▶ **WORK TO BE COMPLETED**:
Drop the pictures, then extract the listing word for word.

▶ **MATERIAL PROVIDED**:
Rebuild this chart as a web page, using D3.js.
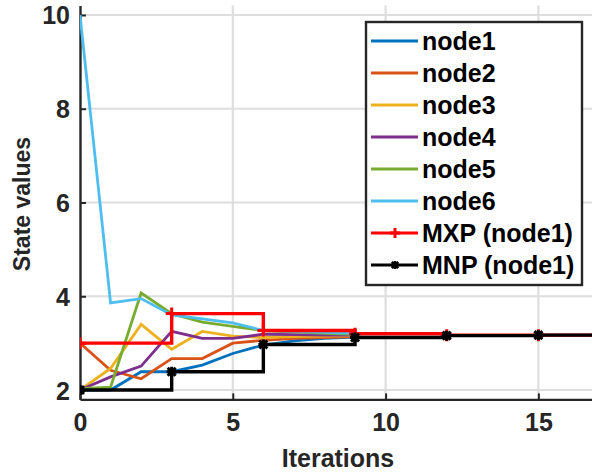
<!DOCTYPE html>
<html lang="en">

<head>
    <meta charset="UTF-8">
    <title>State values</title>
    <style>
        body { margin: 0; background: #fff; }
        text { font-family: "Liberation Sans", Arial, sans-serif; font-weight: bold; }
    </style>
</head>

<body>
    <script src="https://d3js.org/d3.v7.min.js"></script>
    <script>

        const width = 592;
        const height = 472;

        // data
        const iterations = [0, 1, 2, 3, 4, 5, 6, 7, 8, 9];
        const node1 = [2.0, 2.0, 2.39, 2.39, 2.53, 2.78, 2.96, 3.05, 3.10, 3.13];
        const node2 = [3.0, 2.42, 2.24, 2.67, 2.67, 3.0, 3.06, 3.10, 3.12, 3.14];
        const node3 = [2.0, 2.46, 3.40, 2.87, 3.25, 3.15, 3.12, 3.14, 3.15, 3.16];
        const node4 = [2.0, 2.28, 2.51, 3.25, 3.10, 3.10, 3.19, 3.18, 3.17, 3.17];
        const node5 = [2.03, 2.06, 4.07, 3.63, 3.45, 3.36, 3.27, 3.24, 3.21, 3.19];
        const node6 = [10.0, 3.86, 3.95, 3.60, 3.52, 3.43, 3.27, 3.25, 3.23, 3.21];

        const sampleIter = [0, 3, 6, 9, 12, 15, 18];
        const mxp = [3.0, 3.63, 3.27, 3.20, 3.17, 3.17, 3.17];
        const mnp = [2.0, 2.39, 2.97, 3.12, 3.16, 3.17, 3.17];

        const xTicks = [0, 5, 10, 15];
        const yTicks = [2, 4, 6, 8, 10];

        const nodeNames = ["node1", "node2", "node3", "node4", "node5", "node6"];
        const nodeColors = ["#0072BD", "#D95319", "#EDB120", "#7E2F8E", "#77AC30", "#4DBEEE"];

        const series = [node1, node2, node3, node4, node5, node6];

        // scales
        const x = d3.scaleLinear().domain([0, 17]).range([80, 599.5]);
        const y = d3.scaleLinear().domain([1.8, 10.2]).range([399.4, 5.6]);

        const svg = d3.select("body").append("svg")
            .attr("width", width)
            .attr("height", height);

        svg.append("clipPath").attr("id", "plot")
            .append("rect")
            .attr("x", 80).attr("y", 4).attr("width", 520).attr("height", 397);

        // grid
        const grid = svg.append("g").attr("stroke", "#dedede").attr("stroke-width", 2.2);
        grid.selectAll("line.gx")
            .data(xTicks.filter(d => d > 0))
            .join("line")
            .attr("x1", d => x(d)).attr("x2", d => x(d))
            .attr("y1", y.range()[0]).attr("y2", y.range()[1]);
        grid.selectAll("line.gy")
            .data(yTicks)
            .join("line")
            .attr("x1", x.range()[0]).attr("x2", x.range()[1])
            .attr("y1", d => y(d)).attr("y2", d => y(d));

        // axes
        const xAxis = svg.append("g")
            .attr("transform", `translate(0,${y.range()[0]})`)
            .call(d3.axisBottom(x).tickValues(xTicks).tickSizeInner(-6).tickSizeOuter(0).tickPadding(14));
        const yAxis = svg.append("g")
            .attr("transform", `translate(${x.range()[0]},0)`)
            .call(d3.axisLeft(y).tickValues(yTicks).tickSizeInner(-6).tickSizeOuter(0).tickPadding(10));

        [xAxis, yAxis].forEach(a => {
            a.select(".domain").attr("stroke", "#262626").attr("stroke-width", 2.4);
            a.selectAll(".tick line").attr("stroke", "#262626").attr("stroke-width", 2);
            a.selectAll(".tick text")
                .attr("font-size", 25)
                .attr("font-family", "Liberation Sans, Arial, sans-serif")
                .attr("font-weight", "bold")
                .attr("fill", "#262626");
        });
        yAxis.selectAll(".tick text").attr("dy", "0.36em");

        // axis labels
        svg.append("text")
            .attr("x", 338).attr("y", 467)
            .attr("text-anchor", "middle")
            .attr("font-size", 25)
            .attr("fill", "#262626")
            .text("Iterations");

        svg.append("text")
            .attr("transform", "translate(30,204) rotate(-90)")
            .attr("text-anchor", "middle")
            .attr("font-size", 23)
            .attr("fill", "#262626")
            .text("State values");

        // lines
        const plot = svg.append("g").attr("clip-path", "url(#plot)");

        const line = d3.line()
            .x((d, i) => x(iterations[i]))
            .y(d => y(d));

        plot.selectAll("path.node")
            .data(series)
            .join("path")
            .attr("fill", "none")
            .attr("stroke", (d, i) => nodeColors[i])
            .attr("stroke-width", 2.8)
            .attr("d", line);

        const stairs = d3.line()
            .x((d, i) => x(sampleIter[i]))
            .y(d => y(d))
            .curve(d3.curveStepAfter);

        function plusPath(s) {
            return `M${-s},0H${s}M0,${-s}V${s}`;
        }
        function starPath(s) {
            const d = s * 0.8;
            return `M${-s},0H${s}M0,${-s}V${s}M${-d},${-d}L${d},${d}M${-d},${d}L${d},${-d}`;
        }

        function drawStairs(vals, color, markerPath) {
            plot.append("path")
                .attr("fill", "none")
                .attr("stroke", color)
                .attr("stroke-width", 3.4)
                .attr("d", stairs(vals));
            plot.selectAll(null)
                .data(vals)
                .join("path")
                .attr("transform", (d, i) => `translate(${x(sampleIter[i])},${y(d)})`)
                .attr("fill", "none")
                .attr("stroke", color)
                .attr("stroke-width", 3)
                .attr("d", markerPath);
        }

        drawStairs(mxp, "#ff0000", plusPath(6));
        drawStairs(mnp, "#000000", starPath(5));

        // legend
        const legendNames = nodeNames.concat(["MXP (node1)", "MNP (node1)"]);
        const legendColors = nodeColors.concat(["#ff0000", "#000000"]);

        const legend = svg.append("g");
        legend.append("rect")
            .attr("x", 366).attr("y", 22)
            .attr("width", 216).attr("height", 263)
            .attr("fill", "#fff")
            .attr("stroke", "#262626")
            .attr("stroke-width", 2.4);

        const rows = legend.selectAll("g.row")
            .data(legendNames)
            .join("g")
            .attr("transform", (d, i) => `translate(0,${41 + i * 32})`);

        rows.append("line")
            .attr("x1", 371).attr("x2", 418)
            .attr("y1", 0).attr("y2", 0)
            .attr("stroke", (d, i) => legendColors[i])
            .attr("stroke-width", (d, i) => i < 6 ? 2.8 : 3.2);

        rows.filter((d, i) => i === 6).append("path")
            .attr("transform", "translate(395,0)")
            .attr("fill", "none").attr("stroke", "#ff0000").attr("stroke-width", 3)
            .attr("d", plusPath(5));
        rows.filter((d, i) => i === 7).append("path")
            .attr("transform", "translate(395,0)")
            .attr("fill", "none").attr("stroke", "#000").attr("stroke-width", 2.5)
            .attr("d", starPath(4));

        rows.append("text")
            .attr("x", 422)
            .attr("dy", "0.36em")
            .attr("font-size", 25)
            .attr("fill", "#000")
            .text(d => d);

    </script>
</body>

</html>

▶ **REPLY**:
Rebuild this chart as a web page, using D3.js.
<!DOCTYPE html>
<html lang="en">

<head>
    <meta charset="UTF-8">
    <title>State values</title>
    <style>
        body { margin: 0; background: #fff; }
        text { font-family: "Liberation Sans", Arial, sans-serif; font-weight: bold; }
    </style>
</head>

<body>
    <script src="https://d3js.org/d3.v7.min.js"></script>
    <script>

        const width = 592;
        const height = 472;

        // data
        const iterations = [0, 1, 2, 3, 4, 5, 6, 7, 8, 9];
        const node1 = [2.0, 2.0, 2.39, 2.39, 2.53, 2.78, 2.96, 3.05, 3.10, 3.13];
        const node2 = [3.0, 2.42, 2.24, 2.67, 2.67, 3.0, 3.06, 3.10, 3.12, 3.14];
        const node3 = [2.0, 2.46, 3.40, 2.87, 3.25, 3.15, 3.12, 3.14, 3.15, 3.16];
        const node4 = [2.0, 2.28, 2.51, 3.25, 3.10, 3.10, 3.19, 3.18, 3.17, 3.17];
        const node5 = [2.03, 2.06, 4.07, 3.63, 3.45, 3.36, 3.27, 3.24, 3.21, 3.19];
        const node6 = [10.0, 3.86, 3.95, 3.60, 3.52, 3.43, 3.27, 3.25, 3.23, 3.21];

        const sampleIter = [0, 3, 6, 9, 12, 15, 18];
        const mxp = [3.0, 3.63, 3.27, 3.20, 3.17, 3.17, 3.17];
        const mnp = [2.0, 2.39, 2.97, 3.12, 3.16, 3.17, 3.17];

        const xTicks = [0, 5, 10, 15];
        const yTicks = [2, 4, 6, 8, 10];

        const nodeNames = ["node1", "node2", "node3", "node4", "node5", "node6"];
        const nodeColors = ["#0072BD", "#D95319", "#EDB120", "#7E2F8E", "#77AC30", "#4DBEEE"];

        const series = [node1, node2, node3, node4, node5, node6];

        // scales
        const x = d3.scaleLinear().domain([0, 17]).range([80, 599.5]);
        const y = d3.scaleLinear().domain([1.8, 10.2]).range([399.4, 5.6]);

        const svg = d3.select("body").append("svg")
            .attr("width", width)
            .attr("height", height);

        svg.append("clipPath").attr("id", "plot")
            .append("rect")
            .attr("x", 80).attr("y", 4).attr("width", 520).attr("height", 397);

        // grid
        const grid = svg.append("g").attr("stroke", "#dedede").attr("stroke-width", 2.2);
        grid.selectAll("line.gx")
            .data(xTicks.filter(d => d > 0))
            .join("line")
            .attr("x1", d => x(d)).attr("x2", d => x(d))
            .attr("y1", y.range()[0]).attr("y2", y.range()[1]);
        grid.selectAll("line.gy")
            .data(yTicks)
            .join("line")
            .attr("x1", x.range()[0]).attr("x2", x.range()[1])
            .attr("y1", d => y(d)).attr("y2", d => y(d));

        // axes
        const xAxis = svg.append("g")
            .attr("transform", `translate(0,${y.range()[0]})`)
            .call(d3.axisBottom(x).tickValues(xTicks).tickSizeInner(-6).tickSizeOuter(0).tickPadding(14));
        const yAxis = svg.append("g")
            .attr("transform", `translate(${x.range()[0]},0)`)
            .call(d3.axisLeft(y).tickValues(yTicks).tickSizeInner(-6).tickSizeOuter(0).tickPadding(10));

        [xAxis, yAxis].forEach(a => {
            a.select(".domain").attr("stroke", "#262626").attr("stroke-width", 2.4);
            a.selectAll(".tick line").attr("stroke", "#262626").attr("stroke-width", 2);
            a.selectAll(".tick text")
                .attr("font-size", 25)
                .attr("font-family", "Liberation Sans, Arial, sans-serif")
                .attr("font-weight", "bold")
                .attr("fill", "#262626");
        });
        yAxis.selectAll(".tick text").attr("dy", "0.36em");

        // axis labels
        svg.append("text")
            .attr("x", 338).attr("y", 467)
            .attr("text-anchor", "middle")
            .attr("font-size", 25)
            .attr("fill", "#262626")
            .text("Iterations");

        svg.append("text")
            .attr("transform", "translate(30,204) rotate(-90)")
            .attr("text-anchor", "middle")
            .attr("font-size", 23)
            .attr("fill", "#262626")
            .text("State values");

        // lines
        const plot = svg.append("g").attr("clip-path", "url(#plot)");

        const line = d3.line()
            .x((d, i) => x(iterations[i]))
            .y(d => y(d));

        plot.selectAll("path.node")
            .data(series)
            .join("path")
            .attr("fill", "none")
            .attr("stroke", (d, i) => nodeColors[i])
            .attr("stroke-width", 2.8)
            .attr("d", line);

        const stairs = d3.line()
            .x((d, i) => x(sampleIter[i]))
            .y(d => y(d))
            .curve(d3.curveStepAfter);

        function plusPath(s) {
            return `M${-s},0H${s}M0,${-s}V${s}`;
        }
        function starPath(s) {
            const d = s * 0.8;
            return `M${-s},0H${s}M0,${-s}V${s}M${-d},${-d}L${d},${d}M${-d},${d}L${d},${-d}`;
        }

        function drawStairs(vals, color, markerPath) {
            plot.append("path")
                .attr("fill", "none")
                .attr("stroke", color)
                .attr("stroke-width", 3.4)
                .attr("d", stairs(vals));
            plot.selectAll(null)
                .data(vals)
                .join("path")
                .attr("transform", (d, i) => `translate(${x(sampleIter[i])},${y(d)})`)
                .attr("fill", "none")
                .attr("stroke", color)
                .attr("stroke-width", 3)
                .attr("d", markerPath);
        }

        drawStairs(mxp, "#ff0000", plusPath(6));
        drawStairs(mnp, "#000000", starPath(5));

        // legend
        const legendNames = nodeNames.concat(["MXP (node1)", "MNP (node1)"]);
        const legendColors = nodeColors.concat(["#ff0000", "#000000"]);

        const legend = svg.append("g");
        legend.append("rect")
            .attr("x", 366).attr("y", 22)
            .attr("width", 216).attr("height", 263)
            .attr("fill", "#fff")
            .attr("stroke", "#262626")
            .attr("stroke-width", 2.4);

        const rows = legend.selectAll("g.row")
            .data(legendNames)
            .join("g")
            .attr("transform", (d, i) => `translate(0,${41 + i * 32})`);

        rows.append("line")
            .attr("x1", 371).attr("x2", 418)
            .attr("y1", 0).attr("y2", 0)
            .attr("stroke", (d, i) => legendColors[i])
            .attr("stroke-width", (d, i) => i < 6 ? 2.8 : 3.2);

        rows.filter((d, i) => i === 6).append("path")
            .attr("transform", "translate(395,0)")
            .attr("fill", "none").attr("stroke", "#ff0000").attr("stroke-width", 3)
            .attr("d", plusPath(5));
        rows.filter((d, i) => i === 7).append("path")
            .attr("transform", "translate(395,0)")
            .attr("fill", "none").attr("stroke", "#000").attr("stroke-width", 2.5)
            .attr("d", starPath(4));

        rows.append("text")
            .attr("x", 422)
            .attr("dy", "0.36em")
            .attr("font-size", 25)
            .attr("fill", "#000")
            .text(d => d);

    </script>
</body>

</html>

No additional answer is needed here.